Sunday, March 11, 2012

International Cooking: Asia Part 1

 Traditionally the basil and coriander are served fresh, but this is a great alternative to making it when fresh are not available or preferred.


2/3 lb sirloin steak
½ yellow onion
½ T mint
1 T fresh ginger
½ T coriander
½ T basil
½ T cloves
1 cinnamon stick
½ t pepper
½ t anise
1 carrot
1 lime
1 c bok choy
½ c bean sprouts
1 chili pepper
2 pints beef stock
1-pint water
rice noodles
hoisin, fish and hot sauce


            Slice the onion, leaving in semicircles. Chop the ginger and carrot coarsely. Add the onion, ginger, carrot as well as the coriander, cinnamon, basil cloves, pepper, anise and mint to the broth pot. (If you want a more clear broth, place the seasonings in a cloth wrap and remove before serving). Add the broth and water to the pot, place on medium-low heat and simmer for one hour.

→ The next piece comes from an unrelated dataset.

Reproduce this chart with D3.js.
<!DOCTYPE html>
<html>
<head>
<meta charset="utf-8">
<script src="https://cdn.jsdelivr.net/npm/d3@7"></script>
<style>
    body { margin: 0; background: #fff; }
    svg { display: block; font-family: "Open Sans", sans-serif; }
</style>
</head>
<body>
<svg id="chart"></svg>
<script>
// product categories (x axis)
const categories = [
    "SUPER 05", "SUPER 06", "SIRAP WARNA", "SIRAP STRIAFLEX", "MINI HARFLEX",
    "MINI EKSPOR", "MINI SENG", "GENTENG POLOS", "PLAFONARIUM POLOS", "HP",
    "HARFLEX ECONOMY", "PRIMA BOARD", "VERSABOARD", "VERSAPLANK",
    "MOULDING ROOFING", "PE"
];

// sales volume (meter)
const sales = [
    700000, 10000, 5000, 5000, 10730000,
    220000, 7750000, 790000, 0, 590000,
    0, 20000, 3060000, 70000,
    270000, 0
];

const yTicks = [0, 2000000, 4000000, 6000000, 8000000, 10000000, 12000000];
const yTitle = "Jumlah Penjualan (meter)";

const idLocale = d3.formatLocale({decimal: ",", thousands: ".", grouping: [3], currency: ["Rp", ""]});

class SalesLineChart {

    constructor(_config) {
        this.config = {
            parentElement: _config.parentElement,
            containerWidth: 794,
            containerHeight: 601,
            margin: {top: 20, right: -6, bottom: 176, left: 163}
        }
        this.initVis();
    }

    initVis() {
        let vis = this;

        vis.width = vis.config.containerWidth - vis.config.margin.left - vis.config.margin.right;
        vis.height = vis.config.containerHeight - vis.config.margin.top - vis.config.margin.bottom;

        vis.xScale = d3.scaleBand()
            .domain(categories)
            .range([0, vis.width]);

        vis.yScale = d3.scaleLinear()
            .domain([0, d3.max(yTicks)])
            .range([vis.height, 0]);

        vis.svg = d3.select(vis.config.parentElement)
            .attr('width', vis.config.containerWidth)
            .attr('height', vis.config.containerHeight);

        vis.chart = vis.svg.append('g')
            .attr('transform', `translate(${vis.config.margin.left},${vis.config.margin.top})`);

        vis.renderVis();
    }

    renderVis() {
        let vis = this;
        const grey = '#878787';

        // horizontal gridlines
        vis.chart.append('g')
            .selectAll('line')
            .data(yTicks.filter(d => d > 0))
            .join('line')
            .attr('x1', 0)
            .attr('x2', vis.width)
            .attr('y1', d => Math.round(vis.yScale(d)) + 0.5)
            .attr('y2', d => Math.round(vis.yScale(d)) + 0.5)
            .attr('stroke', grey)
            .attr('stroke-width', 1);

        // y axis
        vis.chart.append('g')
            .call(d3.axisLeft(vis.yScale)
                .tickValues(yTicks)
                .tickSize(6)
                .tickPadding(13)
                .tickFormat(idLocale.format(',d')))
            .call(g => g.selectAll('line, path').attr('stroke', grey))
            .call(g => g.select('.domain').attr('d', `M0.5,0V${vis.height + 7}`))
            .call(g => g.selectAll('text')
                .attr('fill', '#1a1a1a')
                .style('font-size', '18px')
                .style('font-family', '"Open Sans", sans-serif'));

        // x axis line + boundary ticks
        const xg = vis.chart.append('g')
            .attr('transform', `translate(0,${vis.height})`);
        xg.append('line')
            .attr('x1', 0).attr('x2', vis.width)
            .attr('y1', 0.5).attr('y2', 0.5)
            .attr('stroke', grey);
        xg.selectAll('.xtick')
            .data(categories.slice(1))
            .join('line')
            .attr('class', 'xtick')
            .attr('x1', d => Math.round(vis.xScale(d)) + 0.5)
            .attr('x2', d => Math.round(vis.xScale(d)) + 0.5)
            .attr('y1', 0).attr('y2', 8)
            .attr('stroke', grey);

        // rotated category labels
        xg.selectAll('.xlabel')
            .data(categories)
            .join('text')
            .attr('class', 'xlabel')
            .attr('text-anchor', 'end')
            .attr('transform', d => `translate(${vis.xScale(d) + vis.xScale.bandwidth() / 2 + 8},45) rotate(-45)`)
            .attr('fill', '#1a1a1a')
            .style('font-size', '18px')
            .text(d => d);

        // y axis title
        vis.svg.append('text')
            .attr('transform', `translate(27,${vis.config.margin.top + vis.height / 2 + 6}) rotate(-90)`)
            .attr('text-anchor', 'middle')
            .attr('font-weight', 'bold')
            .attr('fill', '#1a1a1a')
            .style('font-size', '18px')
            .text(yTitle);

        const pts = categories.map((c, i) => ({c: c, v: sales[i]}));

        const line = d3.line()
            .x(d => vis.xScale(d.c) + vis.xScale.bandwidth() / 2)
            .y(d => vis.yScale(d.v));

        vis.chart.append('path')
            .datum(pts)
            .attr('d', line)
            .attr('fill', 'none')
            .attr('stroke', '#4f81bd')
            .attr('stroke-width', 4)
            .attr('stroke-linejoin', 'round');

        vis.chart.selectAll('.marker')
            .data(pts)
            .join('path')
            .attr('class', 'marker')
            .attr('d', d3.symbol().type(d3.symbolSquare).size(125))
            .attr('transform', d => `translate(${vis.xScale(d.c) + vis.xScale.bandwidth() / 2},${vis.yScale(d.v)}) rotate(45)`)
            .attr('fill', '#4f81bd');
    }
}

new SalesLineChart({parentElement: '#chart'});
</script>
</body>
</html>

            Meanwhile, place the rice noodles into warm water, and allow to soak forty-five minutes. Remove from water, and place into serving bowls.

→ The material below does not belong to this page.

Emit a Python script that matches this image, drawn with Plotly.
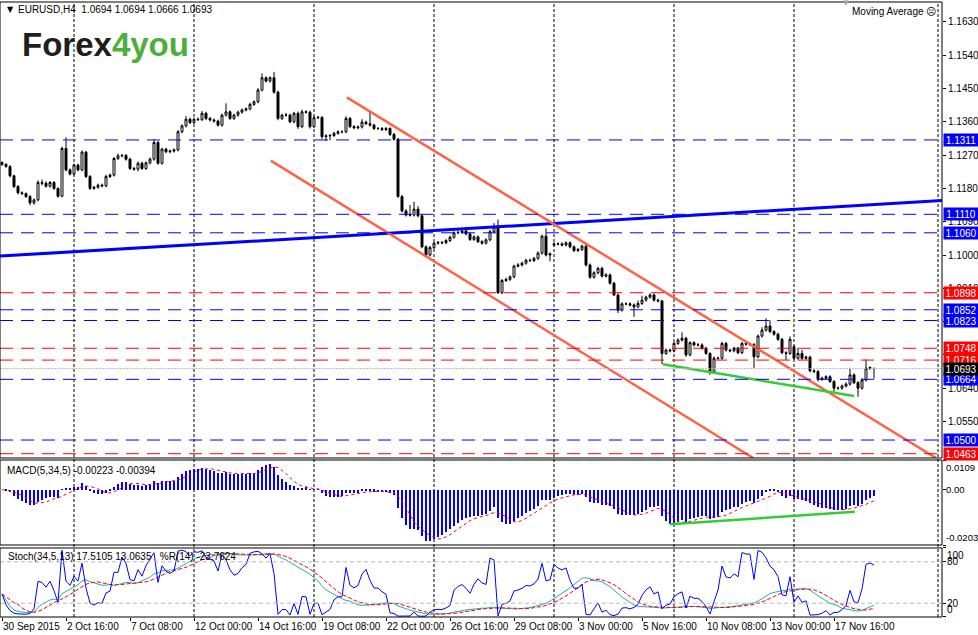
import pandas as pd
import plotly.graph_objects as go

# EURUSD H4 closes, one per bar, from 30 Sep 2015 00:00 to 19 Nov 2015 08:00
closes = [
    1.1245, 1.1239, 1.1214, 1.1185, 1.1168, 1.1166, 1.1158, 1.1141, 1.1149, 1.1196,
    1.1194, 1.1186, 1.1196, 1.1180, 1.1159, 1.1288, 1.1230, 1.1219, 1.1243, 1.1230,
    1.1278, 1.1212, 1.1180, 1.1183, 1.1189, 1.1187, 1.1212, 1.1216, 1.1261, 1.1268,
    1.1269, 1.1259, 1.1234, 1.1232, 1.1248, 1.1234, 1.1249, 1.1259, 1.1304, 1.1248,
    1.1286, 1.1279, 1.1281, 1.1284, 1.1333, 1.1349, 1.1367, 1.1358, 1.1367, 1.1366,
    1.1383, 1.1369, 1.1365, 1.1362, 1.1351, 1.1378, 1.1387, 1.1369, 1.1378, 1.1386,
    1.1392, 1.1395, 1.1407, 1.1414, 1.1446, 1.1479, 1.1470, 1.1479, 1.1440, 1.1369,
    1.1378, 1.1378, 1.1360, 1.1383, 1.1347, 1.1387, 1.1386, 1.1347, 1.1371, 1.1372,
    1.1320, 1.1322, 1.1323, 1.1329, 1.1333, 1.1333, 1.1369, 1.1347, 1.1344, 1.1346,
    1.1359, 1.1355, 1.1351, 1.1342, 1.1342, 1.1339, 1.1342, 1.1326, 1.1313, 1.1158,
    1.1119, 1.1108, 1.1108, 1.1124, 1.1106, 1.1022, 1.1000, 1.1020, 1.1032, 1.1034,
    1.1033, 1.1039, 1.1048, 1.1060, 1.1061, 1.1065, 1.1057, 1.1042, 1.1049, 1.1036,
    1.1032, 1.1041, 1.1063, 1.1076, 1.0898, 1.0931, 1.0934, 1.0941, 1.0970, 1.0973,
    1.0978, 1.0986, 1.0985, 1.0991, 1.1005, 1.1051, 1.1000, 1.1003, 1.1030, 1.1030,
    1.1027, 1.1033, 1.1022, 1.1012, 1.1015, 1.1024, 1.0973, 1.0940, 1.0952, 1.0964,
    1.0943, 1.0946, 1.0924, 1.0892, 1.0851, 1.0868, 1.0868, 1.0865, 1.0860, 1.0869,
    1.0878, 1.0886, 1.0892, 1.0878, 1.0876, 1.0734, 1.0743, 1.0741, 1.0761, 1.0770,
    1.0775, 1.0730, 1.0763, 1.0757, 1.0757, 1.0748, 1.0734, 1.0685, 1.0721, 1.0721,
    1.0761, 1.0743, 1.0741, 1.0748, 1.0736, 1.0761, 1.0759, 1.0758, 1.0725, 1.0781,
    1.0797, 1.0808, 1.0793, 1.0786, 1.0772, 1.0736, 1.0734, 1.0772, 1.0721, 1.0734,
    1.0721, 1.0724, 1.0687, 1.0685, 1.0664, 1.0667, 1.0671, 1.0658, 1.0640, 1.0640,
    1.0646, 1.0651, 1.0676, 1.0655, 1.0640, 1.0662, 1.0694, 1.0696, 1.0693,
]

# wick lengths above / below the body, in pips
up_wick = [
    3, 3, 4, 3, 4, 4, 3, 4, 4, 6,
    8, 5, 4, 4, 3, 5, 30, 4, 4, 4,
    5, 3, 4, 4, 4, 4, 5, 4, 4, 6,
    4, 4, 4, 4, 5, 4, 4, 5, 9, 4,
    4, 4, 4, 4, 5, 4, 8, 4, 4, 5,
    6, 4, 4, 4, 4, 4, 23, 4, 4, 4,
    4, 4, 5, 4, 5, 12, 4, 4, 16, 4,
    4, 6, 4, 4, 5, 6, 4, 4, 5, 4,
    3, 4, 4, 4, 4, 4, 6, 4, 4, 4,
    8, 4, 34, 4, 4, 4, 4, 3, 4, 3,
    4, 5, 27, 20, 8, 3, 4, 5, 4, 4,
    4, 4, 4, 4, 5, 4, 4, 4, 4, 4,
    4, 4, 5, 10, 20, 4, 5, 4, 4, 5,
    4, 4, 4, 4, 5, 4, 21, 4, 4, 4,
    4, 4, 4, 4, 4, 4, 3, 4, 4, 4,
    4, 5, 4, 3, 4, 4, 4, 4, 4, 8,
    12, 4, 5, 4, 4, 3, 4, 4, 4, 5,
    16, 4, 4, 4, 5, 4, 4, 3, 5, 4,
    5, 4, 4, 4, 4, 4, 4, 4, 4, 4,
    8, 21, 16, 4, 4, 4, 4, 8, 4, 15,
    10, 4, 4, 4, 4, 4, 4, 4, 4, 4,
    4, 5, 19, 4, 4, 5, 24, 3, 0,
]
dn_wick = [
    4, 3, 4, 4, 4, 4, 4, 6, 5, 4,
    6, 4, 4, 4, 4, 3, 4, 4, 4, 4,
    4, 4, 4, 4, 4, 4, 4, 4, 4, 4,
    4, 4, 4, 4, 6, 4, 4, 4, 4, 4,
    4, 4, 4, 4, 4, 4, 4, 4, 4, 4,
    4, 4, 4, 4, 4, 4, 4, 4, 4, 4,
    4, 4, 4, 4, 4, 4, 4, 4, 4, 5,
    4, 4, 4, 4, 6, 4, 4, 5, 4, 4,
    6, 12, 12, 4, 4, 4, 4, 4, 4, 4,
    4, 4, 4, 4, 4, 4, 4, 4, 4, 3,
    4, 4, 4, 4, 4, 4, 5, 4, 4, 4,
    4, 4, 4, 4, 4, 4, 4, 4, 4, 4,
    4, 4, 4, 4, 3, 4, 4, 4, 4, 4,
    4, 4, 4, 4, 4, 4, 4, 17, 4, 4,
    4, 4, 4, 4, 4, 4, 4, 4, 4, 4,
    4, 4, 4, 3, 8, 4, 4, 4, 27, 4,
    4, 4, 4, 4, 4, 29, 4, 4, 4, 4,
    4, 5, 4, 4, 4, 4, 4, 9, 4, 4,
    4, 4, 4, 4, 4, 4, 4, 4, 33, 4,
    4, 4, 4, 4, 4, 4, 18, 4, 4, 4,
    4, 4, 4, 4, 6, 4, 4, 4, 10, 4,
    4, 4, 4, 4, 23, 4, 4, 4, 27,
]

# bars whose open differs from the previous close (weekend gaps)
open_gaps = {0: 1.1250, 138: 1.1027, 198: 1.0752, 218: 1.0694}

date_bars = [0, 16, 32, 48, 64, 80, 96, 112, 128, 144, 160, 176, 192, 208]
date_labels = ["30 Sep 2015", "2 Oct 16:00", "7 Oct 08:00", "12 Oct 00:00",
               "14 Oct 16:00", "19 Oct 08:00", "22 Oct 00:00", "26 Oct 16:00",
               "29 Oct 08:00", "3 Nov 00:00", "5 Nov 16:00", "10 Nov 08:00",
               "13 Nov 00:00", "17 Nov 16:00"]
grid_bars = [18, 48, 78, 108, 138, 168, 198, 234]

price_ticks = [1.1630, 1.1540, 1.1450, 1.1360, 1.1270, 1.1180, 1.1090, 1.1000,
               1.0910, 1.0820, 1.0730, 1.0640, 1.0550]
levels_blue = [1.1311, 1.1110, 1.1060, 1.0852, 1.0823, 1.0664, 1.0500]
levels_red = [1.0898, 1.0748, 1.0716, 1.0463]
bid = 1.0693

# hand drawn objects: (bar, price) anchors
trend_blue = ([-0.5, 235.0], [1.0997, 1.1147])
channel_upper = ([86.2, 233.5], [1.1426, 1.04514])
channel_lower = ([67.2, 187.8], [1.1255, 1.04514])
support_price = ([165.2, 213.0], [1.0705, 1.0619])
support_macd = ([167.0, 213.2], [-0.0127, -0.0081])

header = "EURUSD,H4  1.0694 1.0694 1.0666 1.0693"
macd_header = "MACD(5,34,5) -0.00223 -0.00394"
stoch_header = "Stoch(34,5,13) 17.5105 13.0635   %R(14) -23.7624"

# ---- build OHLC ----
bars = list(range(len(closes)))
opens = [open_gaps.get(i, closes[i - 1] if i else closes[0]) for i in bars]
highs = [max(o, c) + u / 10000 for o, c, u in zip(opens, closes, up_wick)]
lows = [min(o, c) - d / 10000 for o, c, d in zip(opens, closes, dn_wick)]

cl = pd.Series(closes)
hi = pd.Series(highs)
lo = pd.Series(lows)

# MACD(5,34,5): main as histogram, SMA signal
macd = cl.ewm(span=5, adjust=False).mean() - cl.ewm(span=34, adjust=False).mean()
macd_sig = macd.rolling(5, min_periods=1).mean()

# Stochastic(34,5,13) and Williams %R(14)
ll = lo.rolling(34, min_periods=1).min()
hh = hi.rolling(34, min_periods=1).max()
k_main = 100 * (cl - ll).rolling(13, min_periods=1).sum() / (hh - ll).rolling(13, min_periods=1).sum()
k_sig = k_main.rolling(5, min_periods=1).mean()
ll14 = lo.rolling(14, min_periods=1).min()
hh14 = hi.rolling(14, min_periods=1).max()
wpr = 100 * (cl - ll14) / (hh14 - ll14)

FONT = "Liberation Sans"
fig = go.Figure()

fig.add_trace(go.Candlestick(
    x=bars, open=opens, high=highs, low=lows, close=closes,
    increasing=dict(line=dict(color="black", width=1), fillcolor="white"),
    decreasing=dict(line=dict(color="black", width=1), fillcolor="black"),
    whiskerwidth=0, xaxis="x", yaxis="y", showlegend=False, hoverinfo="skip"))

fig.add_trace(go.Scatter(x=trend_blue[0], y=trend_blue[1], mode="lines",
                         line=dict(color="#0000ff", width=3), yaxis="y"))
for ln in (channel_upper, channel_lower):
    fig.add_trace(go.Scatter(x=ln[0], y=ln[1], mode="lines",
                             line=dict(color="#ff6347", width=2.5), yaxis="y"))
fig.add_trace(go.Scatter(x=support_price[0], y=support_price[1], mode="lines",
                         line=dict(color="#32cd32", width=2.5), yaxis="y"))

# MACD panel
fig.add_trace(go.Bar(x=bars, y=macd, width=0.3, marker=dict(color="#0000ff", line=dict(width=0)),
                     yaxis="y2"))
fig.add_trace(go.Scatter(x=bars, y=macd_sig, mode="lines",
                         line=dict(color="#ff0000", width=1, dash="dot"), yaxis="y2"))
fig.add_trace(go.Scatter(x=support_macd[0], y=support_macd[1], mode="lines",
                         line=dict(color="#32cd32", width=2.5), yaxis="y2"))

# Stochastic panel
fig.add_trace(go.Scatter(x=bars, y=k_main, mode="lines",
                         line=dict(color="#20b2aa", width=1), yaxis="y3"))
fig.add_trace(go.Scatter(x=bars, y=k_sig, mode="lines",
                         line=dict(color="#ff0000", width=1, dash="4px,2px"), yaxis="y3"))
fig.add_trace(go.Scatter(x=bars, y=wpr, mode="lines",
                         line=dict(color="#0000ff", width=1), yaxis="y3"))

shapes = []
for lvl in levels_blue:
    shapes.append(dict(type="line", xref="x domain", x0=0, x1=1, yref="y", y0=lvl, y1=lvl,
                       line=dict(color="#0000ff", width=1, dash="13px,8px")))
for lvl in levels_red:
    shapes.append(dict(type="line", xref="x domain", x0=0, x1=1, yref="y", y0=lvl, y1=lvl,
                       line=dict(color="#ff0000", width=1, dash="13px,8px")))
shapes.append(dict(type="line", xref="x domain", x0=0, x1=1, yref="y", y0=bid, y1=bid,
                   line=dict(color="#d0b0c8", width=1, dash="2px,1px")))
for lvl in (80, 20):
    shapes.append(dict(type="line", xref="x domain", x0=0, x1=1, yref="y3", y0=lvl, y1=lvl,
                       line=dict(color="#b8b8b8", width=1, dash="4px,3px")))
for b in grid_bars:
    shapes.append(dict(type="line", xref="x", x0=b, x1=b, yref="paper", y0=0, y1=1,
                       line=dict(color="black", width=1, dash="3px,2px"), layer="below"))
for ax in ("y", "y2", "y3"):
    shapes.append(dict(type="rect", xref="x domain", x0=0, x1=1, yref=ax + " domain", y0=0, y1=1,
                       line=dict(color="black", width=1)))


def note(x, y, text, size=10, color="black", family=FONT, xanchor="left"):
    return dict(xref="paper", yref="paper", x=x, y=y, text=text, showarrow=False,
                xanchor=xanchor, yanchor="middle",
                font=dict(family=family, size=size, color=color))


ann = [
    note(0.005, 0.9870, "▼", size=8, family="DejaVu Sans"),
    note(0.017, 0.9870, header),
    note(0.021, 0.9317, "<b>Forex<span style='color:#4cae3c'>4you</span></b>",
         size=33, color="#1e1e1e"),
    note(0.996, 0.9838, "Moving Average ☹", xanchor="right"),
    note(0.898, 0.9980, "▼", size=7, color="#a0a0a0", family="DejaVu Sans", xanchor="center"),
    note(0.005, 0.2390, macd_header),
    note(0.006, 0.0981, stoch_header),
]

for b, t in zip(date_bars, date_labels):
    ann.append(dict(xref="x", yref="paper", x=b, y=0, yanchor="top", yshift=-2, xshift=-1,
                    xanchor="left", text=t, showarrow=False,
                    font=dict(family=FONT, size=10, color="black")))

# right axis labels of the indicator windows
for val, txt, anc in ((0.0109, "0.0109", "top"), (0.0, "0.00", "middle"), (-0.0203, "-0.0203", "bottom")):
    ann.append(dict(xref="paper", yref="y2", x=1, y=val, xanchor="left", yanchor=anc, xshift=2,
                    text=txt, showarrow=False, font=dict(family=FONT, size=9.5, color="black")))
for val, txt, anc in ((100, "100", "top"), (80, "80", "middle"), (20, "20", "middle"), (0, "0", "bottom")):
    ann.append(dict(xref="paper", yref="y3", x=1, y=val, xanchor="left", yanchor=anc, xshift=3,
                    text=txt, showarrow=False, font=dict(family=FONT, size=10, color="black")))

# price tags of the levels
tags = sorted([(v, "#0000ff") for v in levels_blue] + [(v, "#ff0000") for v in levels_red],
              reverse=True)
tags.append((bid, "black"))
for val, col in tags:
    ann.append(dict(xref="paper", yref="y", x=1, y=val, xanchor="left", yanchor="middle",
                    xshift=1, width=34, height=12, align="center",
                    text=f"{val:.4f}", showarrow=False, bgcolor=col, borderpad=0,
                    font=dict(family=FONT, size=10, color="white")))

axis_common = dict(automargin=False, showgrid=False, zeroline=False, tickmode="array",
                   ticks="outside", ticklen=3, tickcolor="black")
fig.update_layout(
    width=978, height=635,
    margin=dict(l=0, r=36, t=2, b=18, autoexpand=False),
    paper_bgcolor="white", plot_bgcolor="white",
    showlegend=False, bargap=0,
    xaxis=dict(range=[-0.5, 235], anchor="y3", rangeslider=dict(visible=False),
               tickvals=date_bars, showticklabels=False, **axis_common),
    yaxis=dict(domain=[0.25854, 1], range=[1.04514, 1.16838], side="right", anchor="x",
               tickvals=price_ticks, tickformat=".4f",
               tickfont=dict(family=FONT, size=10, color="black"), **axis_common),
    yaxis2=dict(domain=[0.11707, 0.25528], range=[-0.0203, 0.0109], side="right", anchor="x",
                tickvals=[0.0109, 0, -0.0203], showticklabels=False, **axis_common),
    yaxis3=dict(domain=[0, 0.1122], range=[0, 100], side="right", anchor="x",
                tickvals=[100, 80, 20, 0], showticklabels=False, **axis_common),
    shapes=shapes, annotations=ann,
)

# the page body has a default 8px margin; drop it so the figure sits at the window corner
fig.write_html("out.html", config={"displayModeBar": False},
               post_script="document.body.style.margin='0';document.body.style.overflow='hidden';")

            Slice the sirloin steak into thin strips and put on place. Cut up the bok choy, chili pepper and lime with bean sprouts and set aside. When broth is ready to be served, place the beef on top of the noodles in serving bowls. Pour the broth over the meat and noodles. Place desired toppings on top (bok choy, etc.) as well as favorite sauces. Enjoy!

Char Siu Bao (Pork)


½ c water
1 T sugar
1 ¾ c flour
2 T canola oil
1 package of active yeast
1 t baking powder
pinch of salt


½ t five spice powder
½ lb pork tenderloin
3 green onions
2 T oyster sauce
1 T brown rice vinegar
½ T soy sauce
1 t honey
1 t fresh ginger
1 t garlic
pinch of salt


To begin the dough, place warm water in a mixing bowl with yeast (between 100-110 degrees). This will begin the activation of the yeast. After a couple of minutes, add the sugar so it dissolves as well. When the yeast looks creamy, about five minutes, add the flour, salt and baking powder. Mix the flour together, until a ball forms, and add the canola oil. Knead the dough at least ten minutes; it will begin warming up and becoming elastic.

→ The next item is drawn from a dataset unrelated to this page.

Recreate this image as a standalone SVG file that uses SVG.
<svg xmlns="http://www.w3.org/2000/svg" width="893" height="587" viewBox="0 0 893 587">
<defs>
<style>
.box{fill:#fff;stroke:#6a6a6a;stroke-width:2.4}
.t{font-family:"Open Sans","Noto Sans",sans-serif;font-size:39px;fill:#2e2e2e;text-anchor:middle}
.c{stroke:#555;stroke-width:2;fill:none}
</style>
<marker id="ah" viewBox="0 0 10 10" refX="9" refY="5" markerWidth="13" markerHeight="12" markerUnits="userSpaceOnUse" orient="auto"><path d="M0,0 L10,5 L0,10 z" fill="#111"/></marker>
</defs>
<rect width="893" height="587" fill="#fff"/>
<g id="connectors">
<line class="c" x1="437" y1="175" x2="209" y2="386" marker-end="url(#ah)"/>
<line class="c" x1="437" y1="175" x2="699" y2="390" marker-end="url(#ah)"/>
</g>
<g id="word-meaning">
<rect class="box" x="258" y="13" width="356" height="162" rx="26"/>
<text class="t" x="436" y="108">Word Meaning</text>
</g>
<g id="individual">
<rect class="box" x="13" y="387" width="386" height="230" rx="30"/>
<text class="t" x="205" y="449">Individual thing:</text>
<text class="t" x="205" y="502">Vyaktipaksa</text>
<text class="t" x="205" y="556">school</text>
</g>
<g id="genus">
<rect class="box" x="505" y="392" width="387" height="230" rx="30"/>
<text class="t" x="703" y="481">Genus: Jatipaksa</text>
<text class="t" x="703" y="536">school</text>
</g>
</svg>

When finished kneading, place into a bowl, and canola oil to the outside, and cover with clothe. Place in a warm area, until it doubles, about one hour.

Meanwhile, remove fat and clean up pork. Rub the five spice to the outside, and prepare a pan with olive oil on medium heat. Add the pork, cook evenly on both sides, and remove from heat. In a medium bowl, add the oyster sauce, vinegar, soy sauce, honey and salt. Slice the ginger, garlic, and green onions and add to bowl as well. After the pork has rested, slice up into cubes, and mix well with other ingredients.

When dough has doubled in size, remove from bowl, punch, and let rest five minutes. Separate into five balls. Roll out the dough into five-inch circles. Place the filling into the center, gather the sides, press together and twist. Repeat to all five.

Prepare streamer, and place so there is a space between each Bao. Steam for 10-15 minutes, they will puff and look glossy when finished. Serve as a side dish, snack or main coarse. Enjoy!